Clouds have many names. There are the most popular cumulus, cirrus and stratus clouds. Then, there are more obscure cloud names like Kelvin-Helmholtz clouds.
Kelvin-Helmholtz clouds are also rare, but they were spotted and quickly photographed Wednesday by Ronald Kotinsky in his front yard in Valrico.
Kotinsky said he was intrigued to see the wave patterns and ran to grab his camera. He is one of Tampa Bay's best nature and weather photographers and suspected they may be the rare clouds they are.
Kelvin-Helmholtz are known as wave clouds and are not common to see in Florida. They’re actually rare anywhere.
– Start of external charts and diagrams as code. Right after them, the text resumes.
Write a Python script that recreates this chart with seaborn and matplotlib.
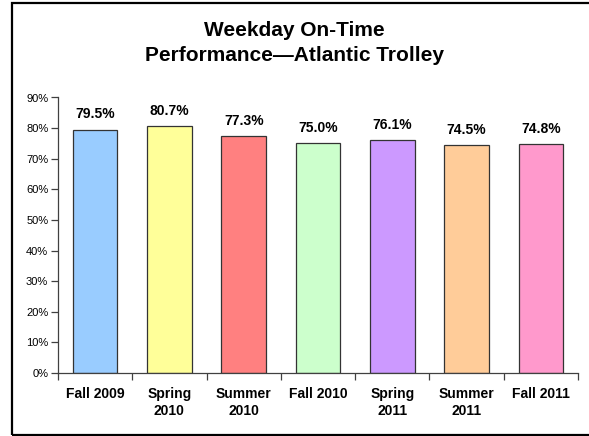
import matplotlib
matplotlib.use("Agg")
import matplotlib.pyplot as plt
import matplotlib.patches as mpatches
from matplotlib.ticker import PercentFormatter
import pandas as pd
import seaborn as sns

# chart data
terms = ["Fall 2009", "Spring\n2010", "Summer\n2010", "Fall 2010",
         "Spring\n2011", "Summer\n2011", "Fall 2011"]
on_time = [79.5, 80.7, 77.3, 75.0, 76.1, 74.5, 74.8]
bar_colors = ["#99CCFF", "#FFFF99", "#FF8080", "#CCFFCC",
              "#CC99FF", "#FFCC99", "#FF99CC"]

df = pd.DataFrame({"term": terms, "pct": on_time})

sns.set_style("white")
plt.rcParams["font.family"] = ["Liberation Sans", "DejaVu Sans"]
plt.rcParams["text.color"] = "black"
plt.rcParams["xtick.color"] = "black"
plt.rcParams["ytick.color"] = "black"

fig = plt.figure(figsize=(5.89, 4.36), dpi=100)
ax = fig.add_axes([58 / 589, 1 - 373 / 436, 520 / 589, 275.5 / 436])

sns.barplot(data=df, x="term", y="pct", hue="term", palette=bar_colors,
            legend=False, width=0.6, edgecolor="#333333", linewidth=0.9,
            saturation=1, ax=ax)

for p, v in zip(ax.patches, on_time):
    ax.annotate(f"{v:.1f}%", (p.get_x() + p.get_width() / 2, p.get_height()),
                xytext=(0, 6), textcoords="offset points", ha="center",
                va="bottom", fontsize=10, fontweight="bold", color="black")

ax.set_ylim(0, 90)
ax.set_xlim(-0.5, 6.5)
ax.set_yticks(range(0, 91, 10))
ax.yaxis.set_major_formatter(PercentFormatter(decimals=0))
ax.set_xticks([i + 0.5 for i in range(-1, 7)], minor=True)
ax.set_xticks(range(7))
ax.set_xticklabels(terms, fontweight="bold", fontsize=10, linespacing=1.3)
ax.tick_params(axis="x", which="major", length=0, pad=10, labelcolor="black")
ax.tick_params(axis="x", which="minor", length=5, width=0.9, color="#404040",
               direction="out", bottom=True)
ax.tick_params(axis="y", length=5, width=0.9, color="#404040",
               direction="out", left=True, labelsize=8, pad=2,
               labelcolor="black")
ax.set_xlabel("")
ax.set_ylabel("")
for s in ["top", "right"]:
    ax.spines[s].set_visible(False)
for s in ["left", "bottom"]:
    ax.spines[s].set_color("#404040")
    ax.spines[s].set_linewidth(0.9)

fig.text(0.5, 1 - 43 / 436, "Weekday On-Time\nPerformance\u2014Atlantic Trolley",
         ha="center", va="center", fontsize=15, fontweight="bold",
         linespacing=1.45, color="black")

# outer frame
frame = mpatches.Rectangle((11.5 / 589, 1.5 / 436), 600 / 589, 431 / 436,
                           transform=fig.transFigure, fill=False,
                           edgecolor="black", linewidth=1.6, clip_on=False)
fig.patches.append(frame)

fig.savefig("out.png", dpi=100)
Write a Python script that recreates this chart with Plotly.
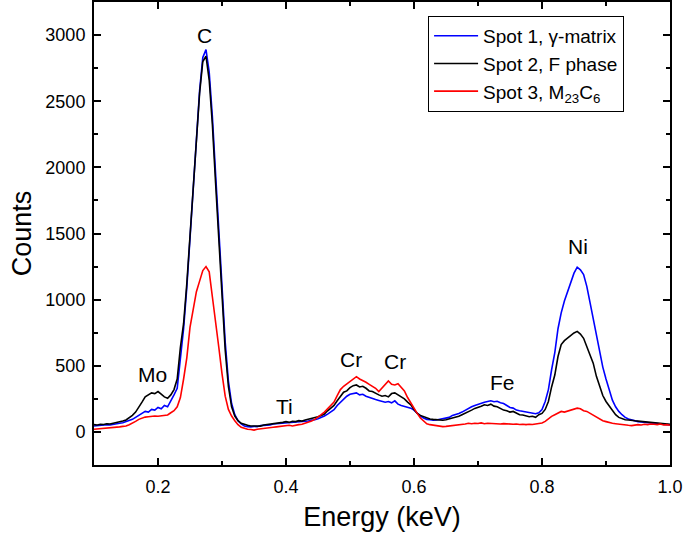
import numpy as np
import plotly.graph_objects as go

# Energy grid (keV), 0.005 keV steps from 0.100 to 1.000
energy = np.round(np.linspace(0.1, 1.0, 181), 3)

spot1_gamma = [
    45, 48, 50, 52, 55, 52, 58, 60, 65, 70,
    78, 85, 95, 110, 125, 140, 155, 150, 170, 165,
    185, 175, 200, 190, 230, 280, 330, 560, 780, 1090,
    1460, 1870, 2270, 2580, 2830, 2890, 2720, 2380, 1950, 1540,
    1060, 680, 385, 215, 130, 85, 60, 45, 40, 38,
    42, 40, 48, 50, 55, 52, 60, 62, 66, 70,
    68, 75, 72, 78, 76, 80, 85, 82, 90, 92,
    100, 108, 120, 135, 150, 168, 200, 225, 250, 270,
    285, 290, 295, 280, 285, 270, 260, 255, 245, 238,
    232, 225, 230, 220, 235, 210, 200, 195, 185, 180,
    165, 140, 120, 105, 95, 92, 88, 90, 95, 100,
    105, 110, 125, 130, 140, 150, 165, 175, 190, 200,
    210, 215, 225, 230, 235, 228, 232, 220, 215, 200,
    185, 180, 165, 160, 155, 150, 145, 140, 138, 145,
    170, 230, 320, 470, 600, 780, 900, 990, 1060, 1140,
    1200, 1245, 1225, 1190, 1100, 980, 850, 720, 600, 490,
    400, 310, 240, 190, 155, 130, 110, 98, 90, 84,
    78, 75, 72, 70, 68, 66, 64, 60, 58, 55,
    53,
]

spot2_f = [
    55, 52, 58, 56, 62, 60, 66, 70, 75, 82,
    90, 105, 125, 150, 185, 225, 265, 280, 295, 290,
    305, 285, 265, 255, 280, 320, 400, 640, 820, 1120,
    1480, 1880, 2280, 2560, 2800, 2840, 2660, 2320, 1880, 1480,
    1000, 620, 345, 190, 120, 85, 65, 55, 50, 45,
    45, 48, 44, 52, 55, 58, 62, 66, 65, 72,
    78, 72, 80, 78, 85, 82, 90, 95, 100, 105,
    115, 125, 135, 160, 180, 200, 235, 270, 300, 310,
    335, 350, 355, 340, 345, 330, 310, 305, 290, 280,
    270, 275, 265, 290, 295, 280, 265, 250, 225, 205,
    170, 140, 125, 115, 105, 98, 95, 92, 90, 88,
    92, 98, 102, 110, 118, 130, 140, 150, 165, 178,
    185, 195, 205, 200, 210, 195, 190, 175, 165, 160,
    150, 155, 140, 130, 128, 122, 115, 118, 110, 130,
    140, 170, 230, 340, 430, 570, 660, 690, 710, 730,
    748, 760, 740, 708, 650, 590, 520, 420, 340, 275,
    230, 195, 160, 130, 110, 100, 92, 90, 85, 84,
    82, 80, 78, 76, 72, 70, 68, 65, 62, 60,
    58,
]

spot3_m23c6 = [
    20, 22, 25, 24, 28, 30, 32, 35, 38, 42,
    45, 55, 65, 80, 95, 105, 112, 115, 118, 120,
    118, 122, 125, 128, 145, 160, 190, 260, 400, 560,
    790, 930, 1060, 1140, 1220, 1250, 1210, 1020, 850, 640,
    440, 270, 170, 120, 85, 55, 35, 25, 20, 18,
    14, 20, 22, 25, 28, 30, 35, 38, 40, 45,
    48, 50, 45, 52, 55, 58, 65, 72, 82, 95,
    110, 130, 150, 175, 195, 225, 275, 320, 345, 365,
    380, 400, 418, 400, 390, 375, 360, 345, 330, 305,
    330, 360, 385, 360, 355, 365, 340, 310, 260, 220,
    170, 140, 105, 80, 62, 55, 50, 45, 42, 40,
    42, 45, 48, 52, 50, 55, 60, 65, 62, 66,
    64, 68, 62, 66, 64, 62, 65, 60, 63, 60,
    62, 58, 60, 56, 58, 55, 58, 56, 60, 62,
    68, 80, 100, 118, 130, 145, 155, 150, 158, 165,
    172, 180, 175, 160, 155, 140, 125, 110, 95, 85,
    78, 70, 65, 62, 58, 55, 52, 50, 48, 52,
    55, 52, 58, 55, 60, 58, 55, 60, 52, 55,
    50,
]

series_names = ["Spot 1, γ-matrix", "Spot 2, F phase", "Spot 3, M<sub>23</sub>C<sub>6</sub>"]
series_colors = ["#0000ff", "#000000", "#ff0000"]

peak_labels = ["C", "Mo", "Ti", "Cr", "Cr", "Fe", "Ni"]
peak_x = [0.273, 0.192, 0.397, 0.502, 0.571, 0.7375, 0.856]
peak_y = [3000, 431, 191, 545, 530, 370, 1400]

FONT = "Liberation Sans, Arial, sans-serif"

fig = go.Figure()
for name, col, vals in zip(series_names, series_colors, [spot1_gamma, spot2_f, spot3_m23c6]):
    fig.add_trace(go.Scatter(x=energy, y=vals, mode="lines", name=name,
                             line=dict(color=col, width=1.6)))

for t, xx, yy in zip(peak_labels, peak_x, peak_y):
    fig.add_annotation(x=xx, y=yy, text=t, showarrow=False,
                       font=dict(family=FONT, size=21, color="black"))

axis_common = dict(
    showline=True, linecolor="black", linewidth=2, mirror="allticks",
    ticks="inside", ticklen=7, tickwidth=2, tickcolor="black",
    showgrid=False, zeroline=False,
    tickfont=dict(family=FONT, size=18, color="black"),
)

fig.update_xaxes(
    range=[0.1, 1.0], tickvals=[0.2, 0.4, 0.6, 0.8, 1.0],
    ticktext=["0.2", "0.4", "0.6", "0.8", "1.0"],
    minor=dict(ticks="inside", ticklen=4, tickwidth=2, tickcolor="black", dtick=0.1, tick0=0.1),
    title=dict(text="Energy (keV)", font=dict(family=FONT, size=27, color="black"), standoff=12),
    ticklabelstandoff=4,
    **axis_common,
)
fig.update_yaxes(
    range=[-250, 3250], tickvals=[0, 500, 1000, 1500, 2000, 2500, 3000],
    minor=dict(ticks="inside", ticklen=4, tickwidth=2, tickcolor="black", dtick=250, tick0=0),
    title=dict(text="Counts", font=dict(family=FONT, size=27, color="black"), standoff=6),
    ticklabelstandoff=3,
    **axis_common,
)

fig.update_layout(
    width=685, height=535,
    margin=dict(l=94, r=15, t=2, b=70, autoexpand=False),
    paper_bgcolor="white", plot_bgcolor="white",
    showlegend=True,
    legend=dict(x=0.58, y=0.97, xanchor="left", yanchor="top",
                bgcolor="white", bordercolor="black", borderwidth=1,
                font=dict(family=FONT, size=19, color="black"),
                itemwidth=44, tracegroupgap=0),
)

fig.write_html("out.html", config={"displayModeBar": False},
               post_script="document.body.style.margin='0';document.body.style.overflow='hidden';")
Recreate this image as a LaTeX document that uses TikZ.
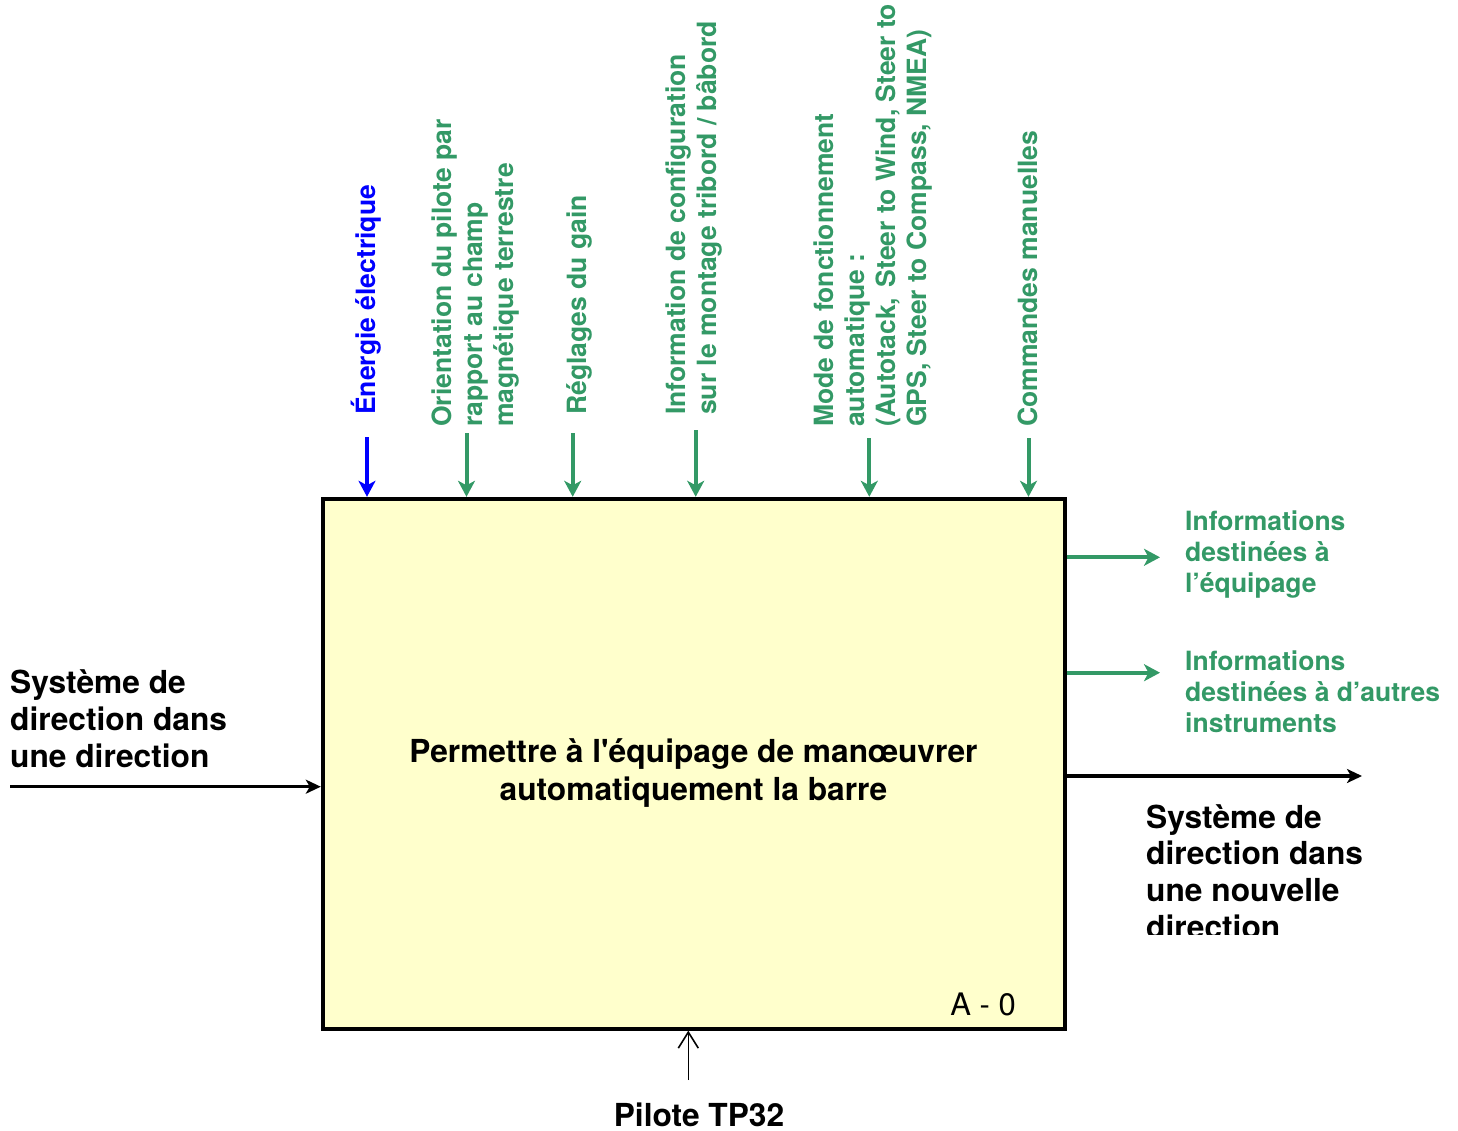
\documentclass[tikz,border=0pt]{standalone}
\usepackage{fontspec}
\setmainfont{TeX Gyre Heros}
\newfontfamily\rawf{TeX Gyre Heros}[Ligatures=TeXOff]
\usetikzlibrary{arrows.meta}
\definecolor{grn}{RGB}{51,153,102}
\definecolor{boxfill}{RGB}{255,255,204}
\tikzset{
  toplbl/.style={rotate=90, anchor=south west, inner sep=0pt, align=left, text=grn,
    font=\fontsize{26.5}{31}\selectfont\bfseries},
  rlbl/.style={anchor=north west, inner sep=0pt, align=left, text=grn,
    font=\fontsize{26.5}{31}\selectfont\bfseries},
  biglbl/.style={inner sep=0pt, align=left,
    font=\fontsize{31.7}{36.8}\selectfont\bfseries},
  garrow/.style={draw=grn, line width=4pt, -{Stealth[length=16pt,width=17pt,inset=4.5pt]}},
  barrow/.style={draw=blue, line width=4pt, -{Stealth[length=16pt,width=17pt,inset=4.5pt]}},
  karrow/.style={draw=black, line width=3.2pt, -{Stealth[length=15pt,width=14pt,inset=4pt]}},
  thinarrow/.style={draw=black, line width=1.6pt, -{Straight Barb[length=16pt,width=20pt]}},
  mainbox/.style={draw=black, line width=3.8pt, fill=boxfill, minimum width=742pt,
    minimum height=530pt, inner sep=0pt}
}
\begin{document}
\begin{tikzpicture}[x=1pt,y=-1pt]
\useasboundingbox (0,0) rectangle (1458,1131);

% main box
\node[mainbox] (box) at (693.7,763.7) {};
\node[inner sep=0pt, anchor=north, align=center,
  font=\rawf\fontsize{31.7}{38}\selectfont\bfseries] (title) at (693.5,738)
  {Permettre à l'équipage de manœuvrer\\automatiquement la barre};
\node[inner sep=0pt, anchor=base east, font=\fontsize{31}{31}\selectfont] (ref) at (1016,1015) {A - 0};

% top labels
\node[toplbl, text=blue] (lE) at (381,415) {Énergie électrique};
\node[toplbl] (lO) at (519,427) {Orientation du pilote par\\rapport au champ\\magnétique terrestre};
\node[toplbl] (lR) at (592,415) {Réglages du gain};
\node[toplbl] (lI) at (722,415) {Information de configuration\\sur le montage tribord / bâbord};
\node[toplbl] (lM) at (932,427) {Mode de fonctionnement\\automatique :\\(Autotack,\hspace{3pt} Steer to Wind, Steer to\\GPS, Steer to Compass, NMEA)};
\node[toplbl] (lC) at (1038,427) {Commandes manuelles};

% top arrow start points
\coordinate (tE) at (367,437);
\coordinate (tO) at (466.5,433);
\coordinate (tR) at (572.7,433);
\coordinate (tI) at (695.7,430);
\coordinate (tM) at (869.3,438);
\coordinate (tC) at (1028.5,438);
\draw[barrow] (tE) -- (tE |- box.north);
\draw[garrow] (tO) -- (tO |- box.north);
\draw[garrow] (tR) -- (tR |- box.north);
\draw[garrow] (tI) -- (tI |- box.north);
\draw[garrow] (tM) -- (tM |- box.north);
\draw[garrow] (tC) -- (tC |- box.north);

% right outputs
\node[rlbl] (lInf1) at (1185,510.5) {Informations\\destinées à\\l’équipage};
\node[rlbl] (lInf2) at (1185,650.5) {Informations\\destinées à d’autres\\instruments};
\coordinate (o1) at (1160,557.3);
\coordinate (o2) at (1160,672.7);
\draw[garrow] (o1 -| box.east) -- (o1);
\draw[garrow] (o2 -| box.east) -- (o2);

\coordinate (oK) at (1362,776);
\draw[karrow] (oK -| box.east) -- (oK);
\begin{scope}
  \clip (1100,790) rectangle (1458,934);
  \node[biglbl, anchor=north west] (lout) at (1146,804)
    {Système de\\direction dans\\une nouvelle\\direction};
\end{scope}

% left input
\node[biglbl, anchor=north west] (lin) at (10,669.5) {Système de\\direction dans\\une direction};
\coordinate (iL) at (10,786.7);
\draw[karrow] (iL) -- (iL -| box.west);

% bottom mechanism
\node[biglbl, anchor=base] (lP) at (699,1126) {Pilote TP32};
\coordinate (bP) at (688.3,1080);
\draw[thinarrow] (bP) -- (bP |- box.south);
\end{tikzpicture}
\end{document}
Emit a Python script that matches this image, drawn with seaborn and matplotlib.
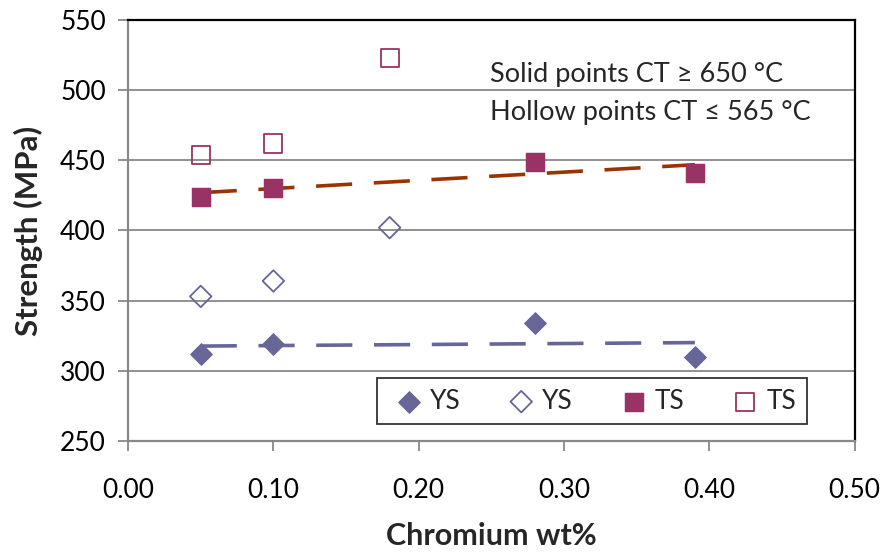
import numpy as np
import pandas as pd
import matplotlib
matplotlib.use("Agg")
import matplotlib.pyplot as plt
import seaborn as sns

# Data
ys_solid_x = [0.05, 0.10, 0.28, 0.39]
ys_solid_y = [312, 319, 334, 310]
ys_hollow_x = [0.05, 0.10, 0.18]
ys_hollow_y = [353, 364, 402]
ts_solid_x = [0.05, 0.10, 0.28, 0.39]
ts_solid_y = [424, 430, 449, 441]
ts_hollow_x = [0.05, 0.10, 0.18]
ts_hollow_y = [454, 462, 523]

x_ticks = [0.0, 0.1, 0.2, 0.3, 0.4, 0.5]
y_ticks = [250, 300, 350, 400, 450, 500, 550]

sns.set_theme(style="white")
plt.rcParams['font.family'] = ['Lato', 'DejaVu Sans']

fig = plt.figure(figsize=(8.83, 5.54), dpi=100)
ax = fig.add_axes([0.145, 0.204, 0.823, 0.760])

c_ys = "#666699"
c_ts = "#993366"
c_ts_line = "#993300"

# trend lines
sns.regplot(x=np.array(ts_solid_x), y=np.array(ts_solid_y), scatter=False, ci=None, truncate=True,
            ax=ax, line_kws=dict(color=c_ts_line, lw=2.6, dashes=(10, 6)))
sns.regplot(x=np.array(ys_solid_x), y=np.array(ys_solid_y), scatter=False, ci=None, truncate=True,
            ax=ax, line_kws=dict(color=c_ys, lw=2.6, dashes=(10, 6)))

sns.scatterplot(x=ys_solid_x, y=ys_solid_y, marker="D", s=120, color=c_ys, edgecolor=c_ys, ax=ax, label="YS", zorder=5)
sns.scatterplot(x=ys_hollow_x, y=ys_hollow_y, marker="D", s=120, facecolor="none", edgecolor=c_ys, linewidth=1.3, ax=ax, label="YS", zorder=5)
sns.scatterplot(x=ts_solid_x, y=ts_solid_y, marker="s", s=170, color=c_ts, edgecolor=c_ts, ax=ax, label="TS", zorder=5)
sns.scatterplot(x=ts_hollow_x, y=ts_hollow_y, marker="s", s=170, facecolor="none", edgecolor=c_ts, linewidth=1.3, ax=ax, label="TS", zorder=5)

ax.set_xlim(0, 0.5)
ax.set_ylim(250, 550)
ax.set_xticks(x_ticks)
ax.set_yticks(y_ticks)
ax.set_xticklabels([f"{v:.2f}" for v in x_ticks])
ax.set_yticklabels([str(v) for v in y_ticks])
ax.tick_params(axis='both', labelsize=19, labelcolor='black', color='#888888', length=7, width=1.3,
               direction='out', bottom=True, left=True)
ax.tick_params(axis='x', pad=20)
ax.tick_params(axis='y', pad=9)
ax.yaxis.grid(True, color='#888888', lw=1.3)
ax.xaxis.grid(False)
for s in ['left', 'bottom']:
    ax.spines[s].set_color('#888888')
    ax.spines[s].set_linewidth(1.6)
for s in ['top', 'right']:
    ax.spines[s].set_color('black')
    ax.spines[s].set_linewidth(1.6)

ax.set_xlabel("Chromium wt%", fontsize=22, fontweight='bold', labelpad=13)
ax.set_ylabel("Strength (MPa)", fontsize=22.5, fontweight='bold', labelpad=12)

ax.text(0.249, 511, "Solid points CT ≥ 650 °C", fontsize=19.5, ha='left', va='center')
ax.text(0.249, 484, "Hollow points CT ≤ 565 °C", fontsize=19.5, ha='left', va='center')

leg = ax.legend(loc='lower right', bbox_to_anchor=(0.934, 0.04), borderaxespad=0, ncol=4, fontsize=19,
                frameon=True, fancybox=False, edgecolor='black', handletextpad=0.0,
                columnspacing=1.5, borderpad=0.4, handlelength=1.6)
leg.get_frame().set_linewidth(1.3)

fig.savefig("out.png", dpi=100)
Clouds can develop this wave shape when there is a difference in air density and when the air above is moving more quickly than the air below. The faster wind above actually pushes over the tops of the clouds and creates the ocean wave-like appearance.
"The pattern did not last long and soon dissipated. Love to see how clouds obey and act like fluids," added Kotinsky.
Kelvin-Helmholtz clouds are named after Lord Kelvin and Hermann von Helmholtz, whom have studied the physics of the instability that leads to this type of cloud formation.
Kelvin-Helmholtz clouds can also be a sign to aircraft in the area that turbulence may be experienced.
These odd clouds are even believed to have inspired Van Gogh’s “Starry Night.”